## Begin

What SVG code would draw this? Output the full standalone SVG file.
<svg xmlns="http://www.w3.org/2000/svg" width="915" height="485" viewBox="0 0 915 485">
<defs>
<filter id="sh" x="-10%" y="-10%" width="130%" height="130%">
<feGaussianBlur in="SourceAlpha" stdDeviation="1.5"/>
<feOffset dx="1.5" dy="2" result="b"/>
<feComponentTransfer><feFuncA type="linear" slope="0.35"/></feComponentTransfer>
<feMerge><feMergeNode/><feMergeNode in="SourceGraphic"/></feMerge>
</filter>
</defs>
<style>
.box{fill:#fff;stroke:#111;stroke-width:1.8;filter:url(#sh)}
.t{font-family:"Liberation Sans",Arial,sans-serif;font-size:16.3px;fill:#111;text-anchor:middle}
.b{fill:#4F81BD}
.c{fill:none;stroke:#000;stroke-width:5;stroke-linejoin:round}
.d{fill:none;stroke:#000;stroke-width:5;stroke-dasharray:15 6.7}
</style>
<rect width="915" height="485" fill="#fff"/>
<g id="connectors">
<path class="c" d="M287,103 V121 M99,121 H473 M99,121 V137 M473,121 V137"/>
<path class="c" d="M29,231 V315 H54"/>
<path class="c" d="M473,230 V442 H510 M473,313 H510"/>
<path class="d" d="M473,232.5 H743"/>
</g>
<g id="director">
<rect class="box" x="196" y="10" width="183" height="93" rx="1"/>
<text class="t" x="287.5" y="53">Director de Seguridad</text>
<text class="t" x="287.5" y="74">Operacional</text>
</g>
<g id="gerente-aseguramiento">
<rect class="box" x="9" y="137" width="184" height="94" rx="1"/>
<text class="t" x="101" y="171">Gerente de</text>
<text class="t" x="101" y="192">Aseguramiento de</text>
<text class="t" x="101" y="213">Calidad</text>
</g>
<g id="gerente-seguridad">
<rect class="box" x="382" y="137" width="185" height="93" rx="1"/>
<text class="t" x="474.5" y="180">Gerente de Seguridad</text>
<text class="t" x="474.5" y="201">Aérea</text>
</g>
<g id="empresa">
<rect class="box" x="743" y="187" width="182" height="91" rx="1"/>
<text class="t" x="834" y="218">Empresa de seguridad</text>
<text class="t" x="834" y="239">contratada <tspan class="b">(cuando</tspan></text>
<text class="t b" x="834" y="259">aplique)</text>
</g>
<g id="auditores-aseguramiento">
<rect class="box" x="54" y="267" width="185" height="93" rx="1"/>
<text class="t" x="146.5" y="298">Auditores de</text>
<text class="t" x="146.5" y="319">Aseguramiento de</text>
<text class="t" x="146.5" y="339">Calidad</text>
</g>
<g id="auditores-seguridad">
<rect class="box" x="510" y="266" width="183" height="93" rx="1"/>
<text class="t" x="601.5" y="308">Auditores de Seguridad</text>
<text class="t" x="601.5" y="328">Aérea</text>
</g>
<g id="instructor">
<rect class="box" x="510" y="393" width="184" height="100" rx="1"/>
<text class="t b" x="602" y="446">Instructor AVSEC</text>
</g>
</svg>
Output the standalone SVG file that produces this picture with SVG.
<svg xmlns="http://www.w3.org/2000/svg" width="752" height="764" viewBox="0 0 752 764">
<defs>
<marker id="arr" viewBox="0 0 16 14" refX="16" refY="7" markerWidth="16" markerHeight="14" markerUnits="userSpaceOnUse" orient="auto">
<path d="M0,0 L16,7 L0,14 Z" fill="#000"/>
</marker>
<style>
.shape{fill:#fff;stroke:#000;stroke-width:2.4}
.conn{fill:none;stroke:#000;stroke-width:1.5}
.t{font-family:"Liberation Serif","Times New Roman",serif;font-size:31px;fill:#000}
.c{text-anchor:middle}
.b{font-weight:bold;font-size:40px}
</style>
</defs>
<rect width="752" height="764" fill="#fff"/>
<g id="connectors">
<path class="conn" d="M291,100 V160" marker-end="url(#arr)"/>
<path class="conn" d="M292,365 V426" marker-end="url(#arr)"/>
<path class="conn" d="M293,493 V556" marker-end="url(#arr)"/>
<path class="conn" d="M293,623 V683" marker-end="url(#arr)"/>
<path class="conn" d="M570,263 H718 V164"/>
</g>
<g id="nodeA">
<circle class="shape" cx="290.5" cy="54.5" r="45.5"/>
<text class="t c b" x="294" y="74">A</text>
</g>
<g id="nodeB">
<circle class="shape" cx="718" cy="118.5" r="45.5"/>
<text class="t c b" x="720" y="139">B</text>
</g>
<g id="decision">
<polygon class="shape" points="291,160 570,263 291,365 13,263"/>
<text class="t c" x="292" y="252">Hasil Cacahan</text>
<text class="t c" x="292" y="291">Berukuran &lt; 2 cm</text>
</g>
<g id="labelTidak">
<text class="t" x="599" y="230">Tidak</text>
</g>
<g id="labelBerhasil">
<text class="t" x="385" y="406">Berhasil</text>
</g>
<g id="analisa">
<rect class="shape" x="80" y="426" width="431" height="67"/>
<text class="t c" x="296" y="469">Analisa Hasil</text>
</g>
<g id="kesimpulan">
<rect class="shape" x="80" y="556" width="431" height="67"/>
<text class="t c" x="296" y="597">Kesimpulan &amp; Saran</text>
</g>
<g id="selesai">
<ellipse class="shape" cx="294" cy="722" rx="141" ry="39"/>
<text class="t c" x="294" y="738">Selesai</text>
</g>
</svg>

## End
## Begin

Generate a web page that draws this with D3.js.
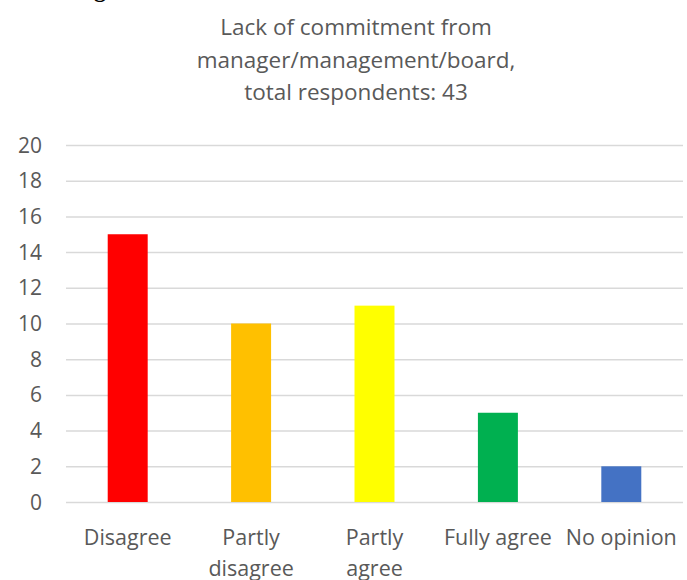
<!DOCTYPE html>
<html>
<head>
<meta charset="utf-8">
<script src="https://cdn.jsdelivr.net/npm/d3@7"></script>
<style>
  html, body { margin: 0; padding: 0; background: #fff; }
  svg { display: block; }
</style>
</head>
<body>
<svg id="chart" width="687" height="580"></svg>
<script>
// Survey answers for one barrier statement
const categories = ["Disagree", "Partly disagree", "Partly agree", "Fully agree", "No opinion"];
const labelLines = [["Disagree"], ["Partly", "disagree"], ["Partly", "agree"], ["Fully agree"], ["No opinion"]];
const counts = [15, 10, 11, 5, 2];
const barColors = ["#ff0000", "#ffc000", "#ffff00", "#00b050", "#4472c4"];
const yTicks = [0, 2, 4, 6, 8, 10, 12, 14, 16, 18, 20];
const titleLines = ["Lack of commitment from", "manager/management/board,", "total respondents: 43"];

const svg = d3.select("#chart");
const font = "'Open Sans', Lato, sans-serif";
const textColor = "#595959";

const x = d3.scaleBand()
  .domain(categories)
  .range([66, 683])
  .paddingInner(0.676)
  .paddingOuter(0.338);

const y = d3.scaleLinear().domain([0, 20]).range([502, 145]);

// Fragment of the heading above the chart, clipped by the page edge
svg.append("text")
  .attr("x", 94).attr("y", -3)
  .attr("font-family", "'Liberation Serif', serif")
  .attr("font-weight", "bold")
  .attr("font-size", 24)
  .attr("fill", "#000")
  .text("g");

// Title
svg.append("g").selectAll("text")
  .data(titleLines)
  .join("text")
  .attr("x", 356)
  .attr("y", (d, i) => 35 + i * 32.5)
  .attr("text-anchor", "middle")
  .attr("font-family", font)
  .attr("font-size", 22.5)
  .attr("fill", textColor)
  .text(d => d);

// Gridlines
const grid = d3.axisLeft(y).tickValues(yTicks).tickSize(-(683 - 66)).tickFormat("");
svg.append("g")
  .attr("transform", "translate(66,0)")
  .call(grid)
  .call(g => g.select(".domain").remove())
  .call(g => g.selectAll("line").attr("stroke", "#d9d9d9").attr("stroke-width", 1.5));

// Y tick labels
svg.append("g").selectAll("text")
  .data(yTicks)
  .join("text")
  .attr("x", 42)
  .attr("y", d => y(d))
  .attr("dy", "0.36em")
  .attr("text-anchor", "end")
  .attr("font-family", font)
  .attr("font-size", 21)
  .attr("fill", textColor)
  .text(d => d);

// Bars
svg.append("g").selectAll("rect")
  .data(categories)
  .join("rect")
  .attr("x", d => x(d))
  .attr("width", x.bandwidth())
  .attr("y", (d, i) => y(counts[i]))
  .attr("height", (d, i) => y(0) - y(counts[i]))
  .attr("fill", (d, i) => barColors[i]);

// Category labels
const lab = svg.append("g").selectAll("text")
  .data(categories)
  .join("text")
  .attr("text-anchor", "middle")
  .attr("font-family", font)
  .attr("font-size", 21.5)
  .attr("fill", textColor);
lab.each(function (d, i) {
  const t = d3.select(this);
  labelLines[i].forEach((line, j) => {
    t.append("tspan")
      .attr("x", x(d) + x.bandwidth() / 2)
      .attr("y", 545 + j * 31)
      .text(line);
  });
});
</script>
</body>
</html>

## End
## Begin

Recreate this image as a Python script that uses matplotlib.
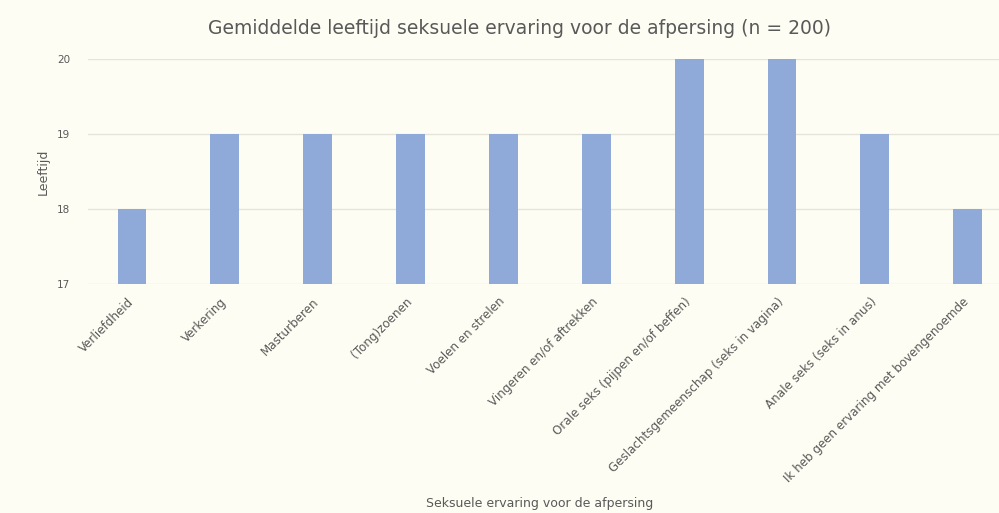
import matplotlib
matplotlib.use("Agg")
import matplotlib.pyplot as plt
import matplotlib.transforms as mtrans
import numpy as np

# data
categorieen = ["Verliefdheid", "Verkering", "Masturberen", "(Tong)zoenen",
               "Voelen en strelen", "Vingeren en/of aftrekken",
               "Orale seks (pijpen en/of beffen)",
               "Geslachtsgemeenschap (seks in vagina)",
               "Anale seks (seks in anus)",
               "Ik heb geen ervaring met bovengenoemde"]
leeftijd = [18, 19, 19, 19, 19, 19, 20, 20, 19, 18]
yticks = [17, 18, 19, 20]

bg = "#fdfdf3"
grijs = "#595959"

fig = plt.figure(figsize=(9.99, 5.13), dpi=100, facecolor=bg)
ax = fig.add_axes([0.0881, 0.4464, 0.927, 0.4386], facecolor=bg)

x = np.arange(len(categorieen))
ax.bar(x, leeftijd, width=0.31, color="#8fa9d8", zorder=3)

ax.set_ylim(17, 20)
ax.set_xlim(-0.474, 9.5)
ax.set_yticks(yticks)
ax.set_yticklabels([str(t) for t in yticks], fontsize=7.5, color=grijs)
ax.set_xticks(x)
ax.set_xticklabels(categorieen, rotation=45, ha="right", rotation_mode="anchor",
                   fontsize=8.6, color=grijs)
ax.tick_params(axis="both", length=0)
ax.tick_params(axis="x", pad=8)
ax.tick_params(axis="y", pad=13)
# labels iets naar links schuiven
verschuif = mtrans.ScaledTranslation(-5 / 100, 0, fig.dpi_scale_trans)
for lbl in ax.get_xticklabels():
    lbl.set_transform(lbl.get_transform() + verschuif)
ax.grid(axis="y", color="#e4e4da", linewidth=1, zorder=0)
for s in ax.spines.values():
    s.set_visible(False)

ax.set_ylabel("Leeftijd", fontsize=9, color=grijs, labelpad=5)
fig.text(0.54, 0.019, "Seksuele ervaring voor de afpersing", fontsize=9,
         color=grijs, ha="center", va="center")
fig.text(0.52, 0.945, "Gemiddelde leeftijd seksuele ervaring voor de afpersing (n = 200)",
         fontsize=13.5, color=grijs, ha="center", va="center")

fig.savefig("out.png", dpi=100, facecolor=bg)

## End

## Challenge:
Omit all pictures and repeat exactly the lines from the one containing "Recreate this image" through the one containing "yticks = [17, 18, 19, 20]", ends included, with nothing added.

## Completed task:
Recreate this image as a Python script that uses matplotlib.
import matplotlib
matplotlib.use("Agg")
import matplotlib.pyplot as plt
import matplotlib.transforms as mtrans
import numpy as np

# data
categorieen = ["Verliefdheid", "Verkering", "Masturberen", "(Tong)zoenen",
               "Voelen en strelen", "Vingeren en/of aftrekken",
               "Orale seks (pijpen en/of beffen)",
               "Geslachtsgemeenschap (seks in vagina)",
               "Anale seks (seks in anus)",
               "Ik heb geen ervaring met bovengenoemde"]
leeftijd = [18, 19, 19, 19, 19, 19, 20, 20, 19, 18]
yticks = [17, 18, 19, 20]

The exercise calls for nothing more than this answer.